Scan the records below for the line with "Write a Python" and the line with "T_rad_only = [50, 60.15, 70.3, 80.45, 90.6, 100.7, 110]", and retype that range exactly, both ends included, pictures excepted.

ENTRIES SHOWN ▸
========

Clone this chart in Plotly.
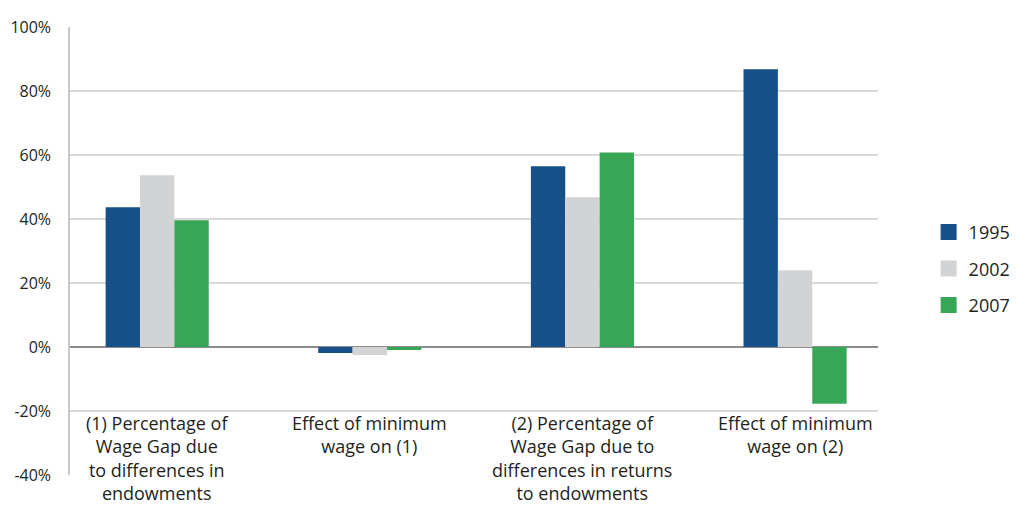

========

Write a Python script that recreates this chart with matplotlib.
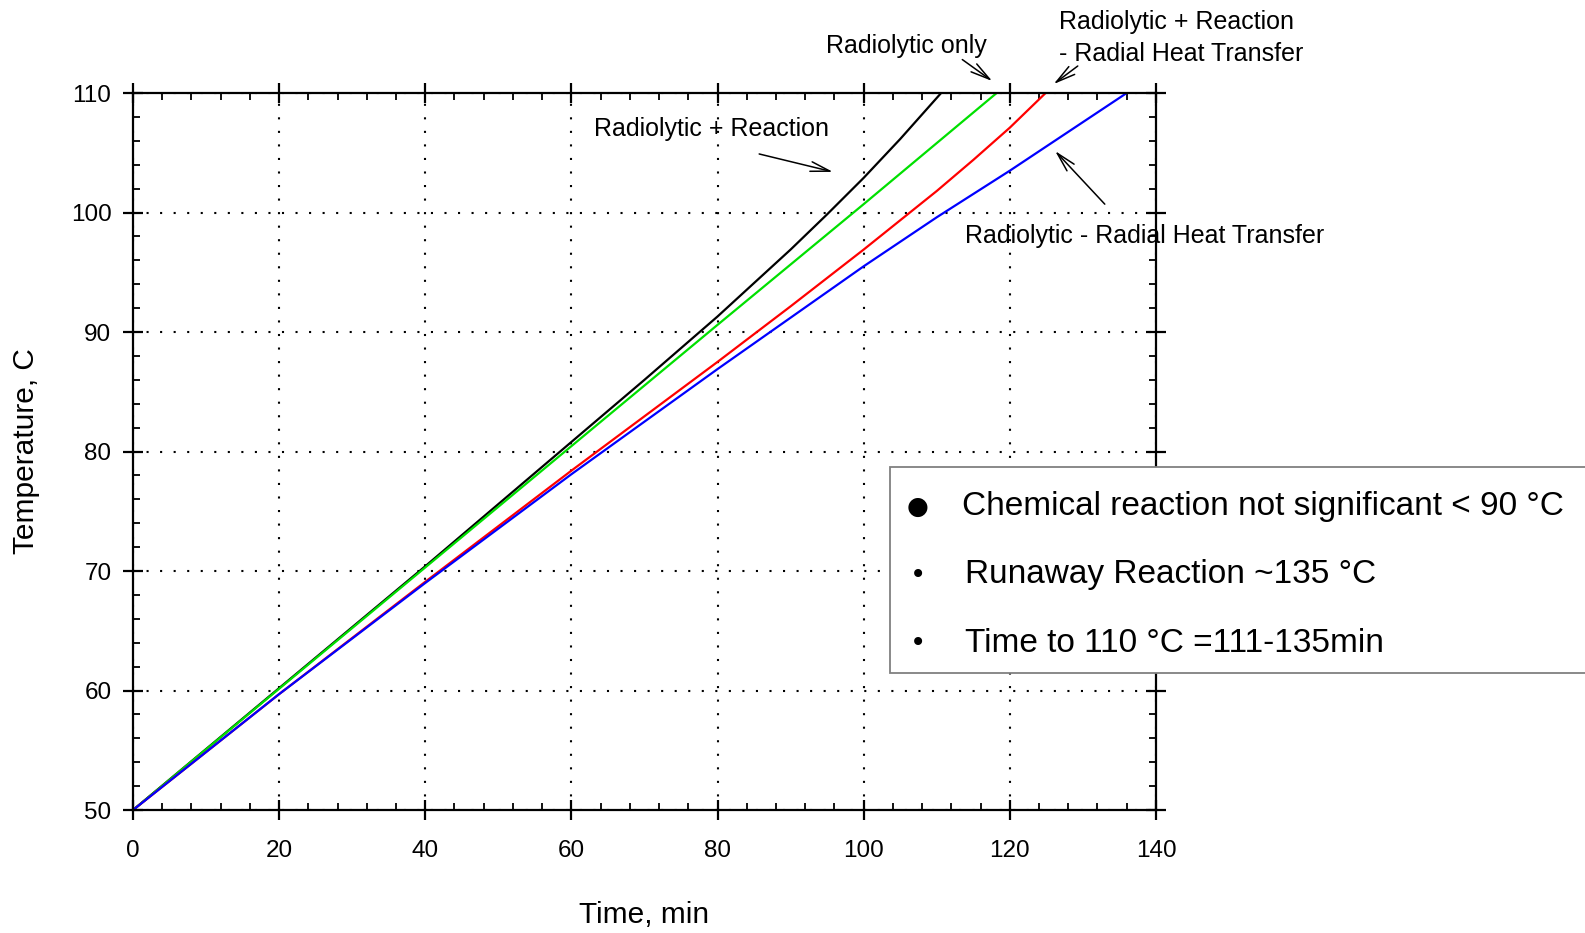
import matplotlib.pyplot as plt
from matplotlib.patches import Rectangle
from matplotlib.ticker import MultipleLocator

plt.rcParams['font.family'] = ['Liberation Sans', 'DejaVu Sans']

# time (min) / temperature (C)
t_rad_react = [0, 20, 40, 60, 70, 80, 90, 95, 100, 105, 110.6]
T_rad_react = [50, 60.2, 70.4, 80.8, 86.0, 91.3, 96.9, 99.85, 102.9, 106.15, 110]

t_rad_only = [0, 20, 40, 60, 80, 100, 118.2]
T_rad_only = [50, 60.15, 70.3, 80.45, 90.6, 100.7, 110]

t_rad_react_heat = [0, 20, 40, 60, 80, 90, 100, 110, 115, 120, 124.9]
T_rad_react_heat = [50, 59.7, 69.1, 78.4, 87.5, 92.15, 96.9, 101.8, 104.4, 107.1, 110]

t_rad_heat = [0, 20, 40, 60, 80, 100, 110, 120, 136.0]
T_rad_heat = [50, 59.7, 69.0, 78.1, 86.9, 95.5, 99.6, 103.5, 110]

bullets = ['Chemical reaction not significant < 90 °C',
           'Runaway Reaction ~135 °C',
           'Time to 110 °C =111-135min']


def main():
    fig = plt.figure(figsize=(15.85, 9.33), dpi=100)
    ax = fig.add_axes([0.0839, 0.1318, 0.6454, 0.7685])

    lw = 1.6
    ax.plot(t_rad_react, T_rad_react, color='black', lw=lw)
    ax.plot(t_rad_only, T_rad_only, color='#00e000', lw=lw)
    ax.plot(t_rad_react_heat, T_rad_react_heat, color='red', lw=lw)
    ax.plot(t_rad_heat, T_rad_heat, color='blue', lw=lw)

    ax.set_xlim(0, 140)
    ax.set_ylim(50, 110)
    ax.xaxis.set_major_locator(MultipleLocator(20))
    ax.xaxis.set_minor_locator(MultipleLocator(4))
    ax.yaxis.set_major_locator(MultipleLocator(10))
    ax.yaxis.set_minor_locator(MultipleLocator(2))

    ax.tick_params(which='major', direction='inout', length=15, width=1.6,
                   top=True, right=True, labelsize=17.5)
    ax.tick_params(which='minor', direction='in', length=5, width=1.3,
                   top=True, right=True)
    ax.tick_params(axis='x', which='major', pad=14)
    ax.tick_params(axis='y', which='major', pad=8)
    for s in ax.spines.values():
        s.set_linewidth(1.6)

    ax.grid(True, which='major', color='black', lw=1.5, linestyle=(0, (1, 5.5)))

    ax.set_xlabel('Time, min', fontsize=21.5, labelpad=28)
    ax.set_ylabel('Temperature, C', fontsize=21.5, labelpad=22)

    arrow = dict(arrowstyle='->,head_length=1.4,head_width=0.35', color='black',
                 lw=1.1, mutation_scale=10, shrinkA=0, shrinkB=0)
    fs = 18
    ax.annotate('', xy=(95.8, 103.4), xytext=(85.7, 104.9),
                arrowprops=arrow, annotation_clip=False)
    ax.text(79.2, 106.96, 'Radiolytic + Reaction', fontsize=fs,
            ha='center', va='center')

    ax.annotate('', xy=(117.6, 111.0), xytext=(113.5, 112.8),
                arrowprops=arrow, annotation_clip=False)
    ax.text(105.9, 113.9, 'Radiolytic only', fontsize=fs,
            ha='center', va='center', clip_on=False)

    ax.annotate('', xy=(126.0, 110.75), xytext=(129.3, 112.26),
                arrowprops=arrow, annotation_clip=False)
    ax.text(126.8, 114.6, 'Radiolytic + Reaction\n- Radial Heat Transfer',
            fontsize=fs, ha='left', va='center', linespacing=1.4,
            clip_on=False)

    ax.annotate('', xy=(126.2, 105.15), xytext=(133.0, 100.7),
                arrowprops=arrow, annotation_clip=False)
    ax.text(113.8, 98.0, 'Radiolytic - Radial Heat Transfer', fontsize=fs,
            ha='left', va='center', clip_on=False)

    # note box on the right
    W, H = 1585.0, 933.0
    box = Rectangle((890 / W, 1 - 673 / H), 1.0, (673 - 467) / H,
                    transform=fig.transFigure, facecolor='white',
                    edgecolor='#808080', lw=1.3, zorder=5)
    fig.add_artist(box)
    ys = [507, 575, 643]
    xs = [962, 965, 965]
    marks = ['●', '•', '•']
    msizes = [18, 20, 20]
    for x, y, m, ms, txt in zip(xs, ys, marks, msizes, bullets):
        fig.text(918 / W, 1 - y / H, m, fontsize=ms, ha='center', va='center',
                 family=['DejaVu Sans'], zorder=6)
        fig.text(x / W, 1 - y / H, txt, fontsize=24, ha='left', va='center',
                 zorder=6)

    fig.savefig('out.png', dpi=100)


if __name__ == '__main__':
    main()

========

RESULT OF THIS EXERCISE ▸
Write a Python script that recreates this chart with matplotlib.
import matplotlib.pyplot as plt
from matplotlib.patches import Rectangle
from matplotlib.ticker import MultipleLocator

plt.rcParams['font.family'] = ['Liberation Sans', 'DejaVu Sans']

# time (min) / temperature (C)
t_rad_react = [0, 20, 40, 60, 70, 80, 90, 95, 100, 105, 110.6]
T_rad_react = [50, 60.2, 70.4, 80.8, 86.0, 91.3, 96.9, 99.85, 102.9, 106.15, 110]

t_rad_only = [0, 20, 40, 60, 80, 100, 118.2]
T_rad_only = [50, 60.15, 70.3, 80.45, 90.6, 100.7, 110]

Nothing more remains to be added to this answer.